** START OF AVAILABLE RECORDS **
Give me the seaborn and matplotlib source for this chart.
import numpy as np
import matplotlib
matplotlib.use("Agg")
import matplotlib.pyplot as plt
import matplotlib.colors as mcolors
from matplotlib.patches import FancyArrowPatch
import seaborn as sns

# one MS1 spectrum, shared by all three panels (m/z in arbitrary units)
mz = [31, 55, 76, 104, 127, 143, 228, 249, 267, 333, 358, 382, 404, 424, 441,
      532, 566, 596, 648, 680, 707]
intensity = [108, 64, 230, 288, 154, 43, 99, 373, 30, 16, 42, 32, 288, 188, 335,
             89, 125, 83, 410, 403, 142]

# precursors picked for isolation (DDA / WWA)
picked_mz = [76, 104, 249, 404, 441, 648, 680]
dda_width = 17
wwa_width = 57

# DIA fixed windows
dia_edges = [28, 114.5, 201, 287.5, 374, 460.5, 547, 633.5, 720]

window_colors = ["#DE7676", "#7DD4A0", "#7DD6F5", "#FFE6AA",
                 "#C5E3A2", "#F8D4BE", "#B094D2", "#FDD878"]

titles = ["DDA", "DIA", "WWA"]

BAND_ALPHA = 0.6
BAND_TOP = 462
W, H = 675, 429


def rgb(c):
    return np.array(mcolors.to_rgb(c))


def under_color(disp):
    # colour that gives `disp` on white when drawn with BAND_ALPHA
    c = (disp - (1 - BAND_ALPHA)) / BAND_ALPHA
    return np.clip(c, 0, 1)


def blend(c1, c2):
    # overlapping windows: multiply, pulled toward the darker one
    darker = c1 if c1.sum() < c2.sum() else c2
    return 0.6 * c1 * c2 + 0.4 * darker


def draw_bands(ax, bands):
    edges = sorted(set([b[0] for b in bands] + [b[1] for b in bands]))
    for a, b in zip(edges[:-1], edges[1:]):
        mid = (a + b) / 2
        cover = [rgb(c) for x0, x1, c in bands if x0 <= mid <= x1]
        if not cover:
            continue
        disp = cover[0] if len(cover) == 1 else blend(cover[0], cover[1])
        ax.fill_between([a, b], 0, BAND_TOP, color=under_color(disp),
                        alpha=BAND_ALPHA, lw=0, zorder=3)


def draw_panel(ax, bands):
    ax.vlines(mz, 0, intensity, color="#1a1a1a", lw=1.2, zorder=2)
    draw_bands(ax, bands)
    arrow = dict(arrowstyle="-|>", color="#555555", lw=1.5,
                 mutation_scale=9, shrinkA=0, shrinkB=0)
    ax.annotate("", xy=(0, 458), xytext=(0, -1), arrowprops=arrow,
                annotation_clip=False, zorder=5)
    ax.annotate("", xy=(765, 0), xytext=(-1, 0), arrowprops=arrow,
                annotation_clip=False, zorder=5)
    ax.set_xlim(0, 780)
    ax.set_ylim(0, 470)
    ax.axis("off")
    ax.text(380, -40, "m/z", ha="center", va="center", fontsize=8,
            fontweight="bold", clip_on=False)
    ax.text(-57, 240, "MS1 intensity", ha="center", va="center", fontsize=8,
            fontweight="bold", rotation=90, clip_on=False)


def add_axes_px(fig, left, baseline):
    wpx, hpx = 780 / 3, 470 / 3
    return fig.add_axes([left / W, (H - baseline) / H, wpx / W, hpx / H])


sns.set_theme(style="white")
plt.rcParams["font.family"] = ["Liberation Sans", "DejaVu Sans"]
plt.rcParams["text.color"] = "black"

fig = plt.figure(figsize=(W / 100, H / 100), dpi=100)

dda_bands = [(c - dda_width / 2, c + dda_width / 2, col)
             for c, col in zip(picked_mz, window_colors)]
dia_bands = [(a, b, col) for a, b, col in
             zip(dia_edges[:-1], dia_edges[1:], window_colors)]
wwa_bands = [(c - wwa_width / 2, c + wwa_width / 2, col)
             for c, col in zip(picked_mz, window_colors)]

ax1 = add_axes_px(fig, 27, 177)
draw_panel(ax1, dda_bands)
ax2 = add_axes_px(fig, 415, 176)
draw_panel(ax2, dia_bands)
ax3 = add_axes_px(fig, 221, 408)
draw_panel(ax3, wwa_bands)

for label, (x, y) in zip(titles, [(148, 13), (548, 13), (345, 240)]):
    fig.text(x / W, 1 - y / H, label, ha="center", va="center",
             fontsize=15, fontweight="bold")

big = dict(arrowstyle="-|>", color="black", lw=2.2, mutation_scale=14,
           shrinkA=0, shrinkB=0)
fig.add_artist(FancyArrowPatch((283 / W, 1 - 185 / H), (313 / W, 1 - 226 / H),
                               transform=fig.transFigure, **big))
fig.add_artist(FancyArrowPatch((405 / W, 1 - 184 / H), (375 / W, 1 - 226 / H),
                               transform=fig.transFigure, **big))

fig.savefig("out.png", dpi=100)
** END OF AVAILABLE RECORDS **
** START OF AVAILABLE RECORDS **
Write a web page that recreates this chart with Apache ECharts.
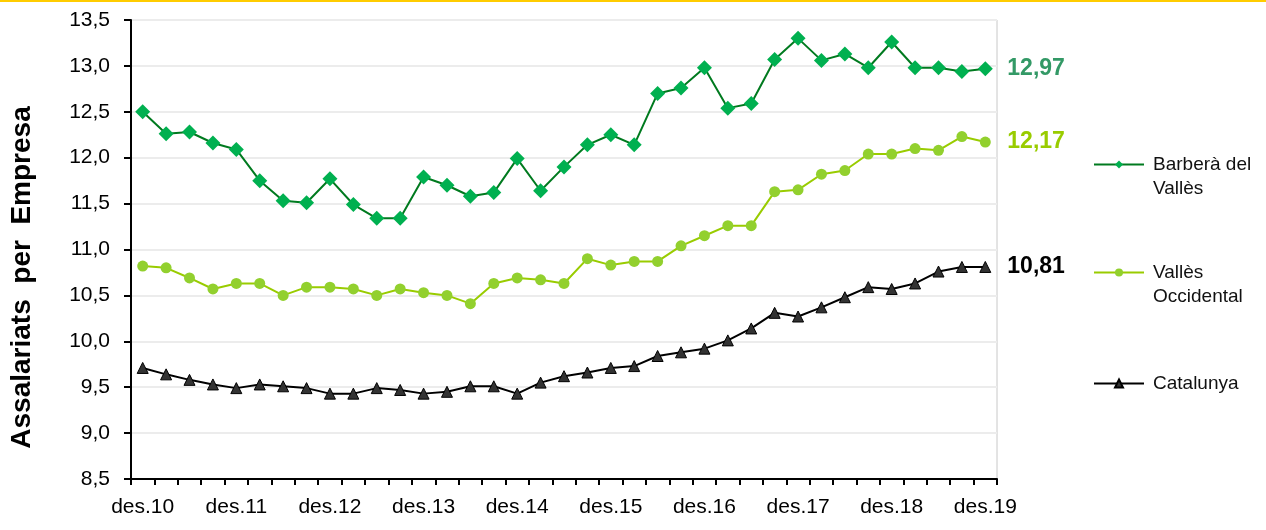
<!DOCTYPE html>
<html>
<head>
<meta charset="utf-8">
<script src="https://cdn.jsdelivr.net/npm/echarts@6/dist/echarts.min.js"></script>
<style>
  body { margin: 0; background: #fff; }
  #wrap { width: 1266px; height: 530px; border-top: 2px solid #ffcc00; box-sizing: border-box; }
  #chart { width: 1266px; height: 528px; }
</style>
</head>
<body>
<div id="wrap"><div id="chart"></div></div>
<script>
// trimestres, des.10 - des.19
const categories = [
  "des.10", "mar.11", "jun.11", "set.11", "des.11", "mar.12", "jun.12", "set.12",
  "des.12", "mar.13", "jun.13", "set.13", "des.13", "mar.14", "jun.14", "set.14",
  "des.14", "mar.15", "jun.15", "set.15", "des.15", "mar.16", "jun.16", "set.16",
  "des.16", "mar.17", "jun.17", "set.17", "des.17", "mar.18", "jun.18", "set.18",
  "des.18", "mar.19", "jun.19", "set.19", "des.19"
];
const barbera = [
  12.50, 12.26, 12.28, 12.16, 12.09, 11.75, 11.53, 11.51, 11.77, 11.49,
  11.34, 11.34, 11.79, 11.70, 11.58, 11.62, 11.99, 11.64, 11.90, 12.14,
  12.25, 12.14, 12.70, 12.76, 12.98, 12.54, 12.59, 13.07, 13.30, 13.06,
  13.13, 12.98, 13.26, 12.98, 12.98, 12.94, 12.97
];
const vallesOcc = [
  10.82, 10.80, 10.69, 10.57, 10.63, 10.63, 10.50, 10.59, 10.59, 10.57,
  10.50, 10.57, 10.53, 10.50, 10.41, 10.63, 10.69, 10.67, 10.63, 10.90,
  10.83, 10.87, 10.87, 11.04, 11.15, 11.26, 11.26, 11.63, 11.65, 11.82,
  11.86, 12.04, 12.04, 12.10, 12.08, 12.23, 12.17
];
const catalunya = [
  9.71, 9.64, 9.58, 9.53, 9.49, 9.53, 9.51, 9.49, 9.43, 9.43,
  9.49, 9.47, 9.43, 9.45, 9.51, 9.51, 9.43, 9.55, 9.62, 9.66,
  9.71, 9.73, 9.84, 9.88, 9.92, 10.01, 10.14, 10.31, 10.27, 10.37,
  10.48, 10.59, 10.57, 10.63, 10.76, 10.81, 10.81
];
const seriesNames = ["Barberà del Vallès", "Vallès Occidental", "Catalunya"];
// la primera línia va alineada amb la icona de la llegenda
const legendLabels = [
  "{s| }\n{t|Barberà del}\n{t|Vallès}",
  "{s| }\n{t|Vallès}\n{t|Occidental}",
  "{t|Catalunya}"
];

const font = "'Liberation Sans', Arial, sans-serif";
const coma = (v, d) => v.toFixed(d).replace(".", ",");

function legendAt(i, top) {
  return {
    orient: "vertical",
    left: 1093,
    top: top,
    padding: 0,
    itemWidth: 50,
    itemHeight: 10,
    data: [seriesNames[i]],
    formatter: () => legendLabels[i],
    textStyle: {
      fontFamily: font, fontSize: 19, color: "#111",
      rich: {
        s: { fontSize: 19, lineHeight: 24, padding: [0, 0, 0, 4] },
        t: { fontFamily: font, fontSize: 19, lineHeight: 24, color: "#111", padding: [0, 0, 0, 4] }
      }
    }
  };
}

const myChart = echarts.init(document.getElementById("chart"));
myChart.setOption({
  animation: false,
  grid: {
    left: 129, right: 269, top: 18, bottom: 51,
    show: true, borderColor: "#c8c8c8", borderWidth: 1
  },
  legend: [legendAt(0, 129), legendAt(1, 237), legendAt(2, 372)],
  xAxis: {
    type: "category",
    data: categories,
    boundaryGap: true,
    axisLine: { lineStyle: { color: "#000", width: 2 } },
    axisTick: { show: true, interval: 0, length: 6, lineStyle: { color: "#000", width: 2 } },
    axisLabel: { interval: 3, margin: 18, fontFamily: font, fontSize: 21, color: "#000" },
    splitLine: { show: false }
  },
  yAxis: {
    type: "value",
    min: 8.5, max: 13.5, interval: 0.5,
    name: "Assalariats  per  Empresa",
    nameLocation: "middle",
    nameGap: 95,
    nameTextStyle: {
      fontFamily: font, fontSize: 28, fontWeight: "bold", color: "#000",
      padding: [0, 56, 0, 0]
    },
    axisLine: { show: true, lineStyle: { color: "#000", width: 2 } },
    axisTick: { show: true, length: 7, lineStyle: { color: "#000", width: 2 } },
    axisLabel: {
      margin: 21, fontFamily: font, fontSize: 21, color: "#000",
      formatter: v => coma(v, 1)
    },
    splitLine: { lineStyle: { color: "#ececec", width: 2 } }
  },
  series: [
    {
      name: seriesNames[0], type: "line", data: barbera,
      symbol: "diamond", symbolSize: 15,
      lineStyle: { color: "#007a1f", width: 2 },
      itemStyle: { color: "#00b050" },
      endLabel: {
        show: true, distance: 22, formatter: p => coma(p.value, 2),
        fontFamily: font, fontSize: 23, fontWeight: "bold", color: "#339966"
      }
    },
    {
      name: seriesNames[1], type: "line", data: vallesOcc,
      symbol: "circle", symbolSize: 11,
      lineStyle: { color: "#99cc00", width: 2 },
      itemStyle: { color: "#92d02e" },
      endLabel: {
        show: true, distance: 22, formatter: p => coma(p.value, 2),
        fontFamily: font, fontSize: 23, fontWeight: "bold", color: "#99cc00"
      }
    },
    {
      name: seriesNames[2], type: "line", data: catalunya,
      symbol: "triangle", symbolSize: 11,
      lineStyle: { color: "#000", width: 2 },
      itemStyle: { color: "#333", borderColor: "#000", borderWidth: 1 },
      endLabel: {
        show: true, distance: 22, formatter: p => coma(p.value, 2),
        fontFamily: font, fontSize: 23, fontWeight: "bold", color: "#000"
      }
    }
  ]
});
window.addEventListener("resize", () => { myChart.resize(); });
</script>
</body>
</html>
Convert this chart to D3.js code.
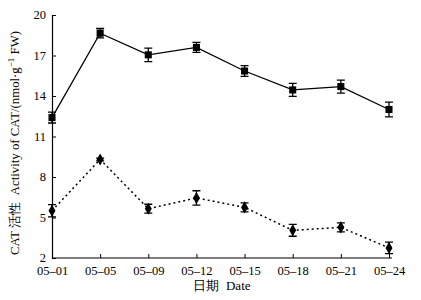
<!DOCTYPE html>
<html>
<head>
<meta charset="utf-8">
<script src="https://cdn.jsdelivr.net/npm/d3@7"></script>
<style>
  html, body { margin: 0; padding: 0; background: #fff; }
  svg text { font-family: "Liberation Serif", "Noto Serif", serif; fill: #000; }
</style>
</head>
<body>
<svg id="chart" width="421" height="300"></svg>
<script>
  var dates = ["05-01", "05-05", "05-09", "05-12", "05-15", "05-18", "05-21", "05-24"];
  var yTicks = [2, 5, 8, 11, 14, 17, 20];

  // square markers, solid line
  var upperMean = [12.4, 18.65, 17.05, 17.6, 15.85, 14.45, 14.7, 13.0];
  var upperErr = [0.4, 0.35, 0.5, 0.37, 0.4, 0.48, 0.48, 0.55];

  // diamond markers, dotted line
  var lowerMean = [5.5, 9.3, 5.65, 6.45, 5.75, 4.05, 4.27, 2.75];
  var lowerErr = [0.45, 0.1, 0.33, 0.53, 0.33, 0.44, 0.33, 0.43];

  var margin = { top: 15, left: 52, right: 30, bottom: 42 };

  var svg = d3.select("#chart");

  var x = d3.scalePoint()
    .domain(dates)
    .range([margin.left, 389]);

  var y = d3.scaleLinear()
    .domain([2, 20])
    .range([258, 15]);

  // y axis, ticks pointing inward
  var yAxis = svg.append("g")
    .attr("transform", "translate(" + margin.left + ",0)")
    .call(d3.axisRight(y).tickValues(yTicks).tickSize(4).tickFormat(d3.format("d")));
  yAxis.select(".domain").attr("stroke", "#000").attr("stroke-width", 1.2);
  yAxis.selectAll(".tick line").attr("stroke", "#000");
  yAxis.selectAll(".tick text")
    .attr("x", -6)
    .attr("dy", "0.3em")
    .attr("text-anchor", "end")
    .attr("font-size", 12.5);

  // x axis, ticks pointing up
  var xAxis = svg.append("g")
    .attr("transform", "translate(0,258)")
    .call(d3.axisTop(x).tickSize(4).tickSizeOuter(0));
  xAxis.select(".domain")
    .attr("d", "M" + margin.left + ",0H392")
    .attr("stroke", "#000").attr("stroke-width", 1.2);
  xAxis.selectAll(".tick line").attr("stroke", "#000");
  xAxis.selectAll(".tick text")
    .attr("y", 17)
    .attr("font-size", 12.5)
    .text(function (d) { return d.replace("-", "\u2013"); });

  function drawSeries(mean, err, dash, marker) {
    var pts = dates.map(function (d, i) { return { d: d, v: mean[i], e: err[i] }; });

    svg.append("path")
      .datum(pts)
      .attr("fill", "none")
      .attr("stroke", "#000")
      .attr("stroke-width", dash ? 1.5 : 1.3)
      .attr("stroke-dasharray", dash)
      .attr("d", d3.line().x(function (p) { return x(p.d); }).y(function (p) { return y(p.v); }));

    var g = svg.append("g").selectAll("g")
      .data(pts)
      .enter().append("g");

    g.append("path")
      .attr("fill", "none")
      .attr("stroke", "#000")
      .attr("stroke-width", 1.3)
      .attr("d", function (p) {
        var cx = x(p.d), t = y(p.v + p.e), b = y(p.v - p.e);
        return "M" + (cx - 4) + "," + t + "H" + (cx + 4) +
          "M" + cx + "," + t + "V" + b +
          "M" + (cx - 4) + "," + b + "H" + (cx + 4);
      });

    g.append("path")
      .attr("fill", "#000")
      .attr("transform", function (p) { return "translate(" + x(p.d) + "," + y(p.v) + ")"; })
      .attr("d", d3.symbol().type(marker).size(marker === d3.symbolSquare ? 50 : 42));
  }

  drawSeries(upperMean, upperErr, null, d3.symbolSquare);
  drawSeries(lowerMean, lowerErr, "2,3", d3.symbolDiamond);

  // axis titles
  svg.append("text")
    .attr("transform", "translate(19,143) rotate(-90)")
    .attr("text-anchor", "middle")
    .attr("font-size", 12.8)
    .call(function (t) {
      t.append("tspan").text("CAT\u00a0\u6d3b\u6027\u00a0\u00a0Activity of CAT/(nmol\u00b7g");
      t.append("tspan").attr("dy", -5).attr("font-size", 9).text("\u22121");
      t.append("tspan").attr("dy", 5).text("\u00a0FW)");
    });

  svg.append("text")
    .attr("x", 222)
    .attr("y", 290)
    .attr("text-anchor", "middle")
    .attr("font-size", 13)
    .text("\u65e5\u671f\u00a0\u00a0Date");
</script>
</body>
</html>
** END OF AVAILABLE RECORDS **
◆ **WHAT TO PRODUCE**
Take the line containing "Give me the" and the line containing "alpha=BAND_ALPHA, lw=0, zorder=3)". Write out both and all lines between, exactly, and nothing more.

◆ **THE COMPLETED TASK**
Give me the seaborn and matplotlib source for this chart.
import numpy as np
import matplotlib
matplotlib.use("Agg")
import matplotlib.pyplot as plt
import matplotlib.colors as mcolors
from matplotlib.patches import FancyArrowPatch
import seaborn as sns

# one MS1 spectrum, shared by all three panels (m/z in arbitrary units)
mz = [31, 55, 76, 104, 127, 143, 228, 249, 267, 333, 358, 382, 404, 424, 441,
      532, 566, 596, 648, 680, 707]
intensity = [108, 64, 230, 288, 154, 43, 99, 373, 30, 16, 42, 32, 288, 188, 335,
             89, 125, 83, 410, 403, 142]

# precursors picked for isolation (DDA / WWA)
picked_mz = [76, 104, 249, 404, 441, 648, 680]
dda_width = 17
wwa_width = 57

# DIA fixed windows
dia_edges = [28, 114.5, 201, 287.5, 374, 460.5, 547, 633.5, 720]

window_colors = ["#DE7676", "#7DD4A0", "#7DD6F5", "#FFE6AA",
                 "#C5E3A2", "#F8D4BE", "#B094D2", "#FDD878"]

titles = ["DDA", "DIA", "WWA"]

BAND_ALPHA = 0.6
BAND_TOP = 462
W, H = 675, 429


def rgb(c):
    return np.array(mcolors.to_rgb(c))


def under_color(disp):
    # colour that gives `disp` on white when drawn with BAND_ALPHA
    c = (disp - (1 - BAND_ALPHA)) / BAND_ALPHA
    return np.clip(c, 0, 1)


def blend(c1, c2):
    # overlapping windows: multiply, pulled toward the darker one
    darker = c1 if c1.sum() < c2.sum() else c2
    return 0.6 * c1 * c2 + 0.4 * darker


def draw_bands(ax, bands):
    edges = sorted(set([b[0] for b in bands] + [b[1] for b in bands]))
    for a, b in zip(edges[:-1], edges[1:]):
        mid = (a + b) / 2
        cover = [rgb(c) for x0, x1, c in bands if x0 <= mid <= x1]
        if not cover:
            continue
        disp = cover[0] if len(cover) == 1 else blend(cover[0], cover[1])
        ax.fill_between([a, b], 0, BAND_TOP, color=under_color(disp),
                        alpha=BAND_ALPHA, lw=0, zorder=3)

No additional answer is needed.